Work to do> Reproduce each line bearing the word "chart".

Dataset extract>

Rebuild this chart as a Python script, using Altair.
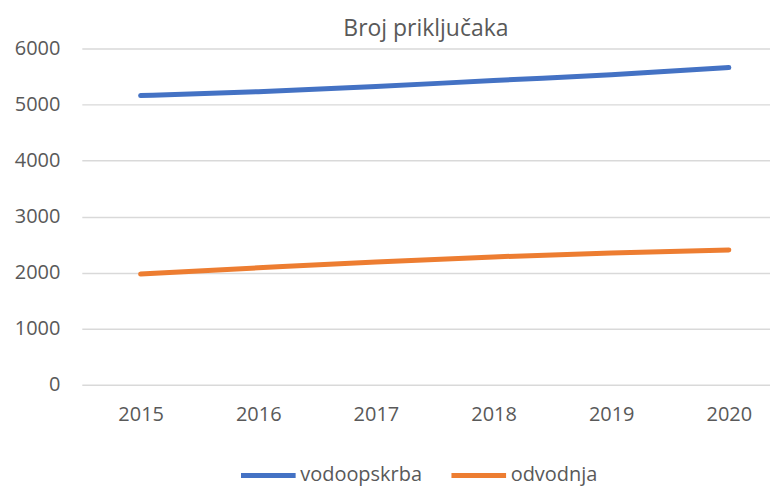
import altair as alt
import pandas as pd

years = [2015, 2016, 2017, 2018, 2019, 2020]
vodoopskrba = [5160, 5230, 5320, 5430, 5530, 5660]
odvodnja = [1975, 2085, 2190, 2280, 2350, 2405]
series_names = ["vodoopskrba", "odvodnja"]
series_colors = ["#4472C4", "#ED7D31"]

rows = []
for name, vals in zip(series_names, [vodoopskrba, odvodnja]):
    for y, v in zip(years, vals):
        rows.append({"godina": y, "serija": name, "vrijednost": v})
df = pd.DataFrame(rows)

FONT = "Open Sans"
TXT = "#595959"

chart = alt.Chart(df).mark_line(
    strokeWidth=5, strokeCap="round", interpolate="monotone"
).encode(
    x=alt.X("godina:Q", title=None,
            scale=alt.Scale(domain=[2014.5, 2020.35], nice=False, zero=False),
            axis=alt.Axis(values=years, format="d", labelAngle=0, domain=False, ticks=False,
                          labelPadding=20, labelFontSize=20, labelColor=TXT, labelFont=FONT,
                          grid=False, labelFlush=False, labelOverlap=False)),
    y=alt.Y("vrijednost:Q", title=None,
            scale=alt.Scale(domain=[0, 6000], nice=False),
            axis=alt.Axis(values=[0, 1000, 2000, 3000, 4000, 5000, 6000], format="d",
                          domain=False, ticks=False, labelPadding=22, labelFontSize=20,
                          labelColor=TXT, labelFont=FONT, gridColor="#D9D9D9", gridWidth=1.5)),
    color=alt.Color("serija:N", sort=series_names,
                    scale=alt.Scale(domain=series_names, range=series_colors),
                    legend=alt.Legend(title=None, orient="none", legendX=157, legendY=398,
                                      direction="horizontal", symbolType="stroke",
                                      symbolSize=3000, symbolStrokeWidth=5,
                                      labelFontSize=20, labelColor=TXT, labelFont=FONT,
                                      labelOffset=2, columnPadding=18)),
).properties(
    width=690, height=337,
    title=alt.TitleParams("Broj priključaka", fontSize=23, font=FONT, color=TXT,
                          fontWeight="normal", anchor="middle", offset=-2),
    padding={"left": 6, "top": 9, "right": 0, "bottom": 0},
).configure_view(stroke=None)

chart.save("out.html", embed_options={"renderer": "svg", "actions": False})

Answer to this exercise>
Rebuild this chart as a Python script, using Altair.
chart = alt.Chart(df).mark_line(
chart.save("out.html", embed_options={"renderer": "svg", "actions": False})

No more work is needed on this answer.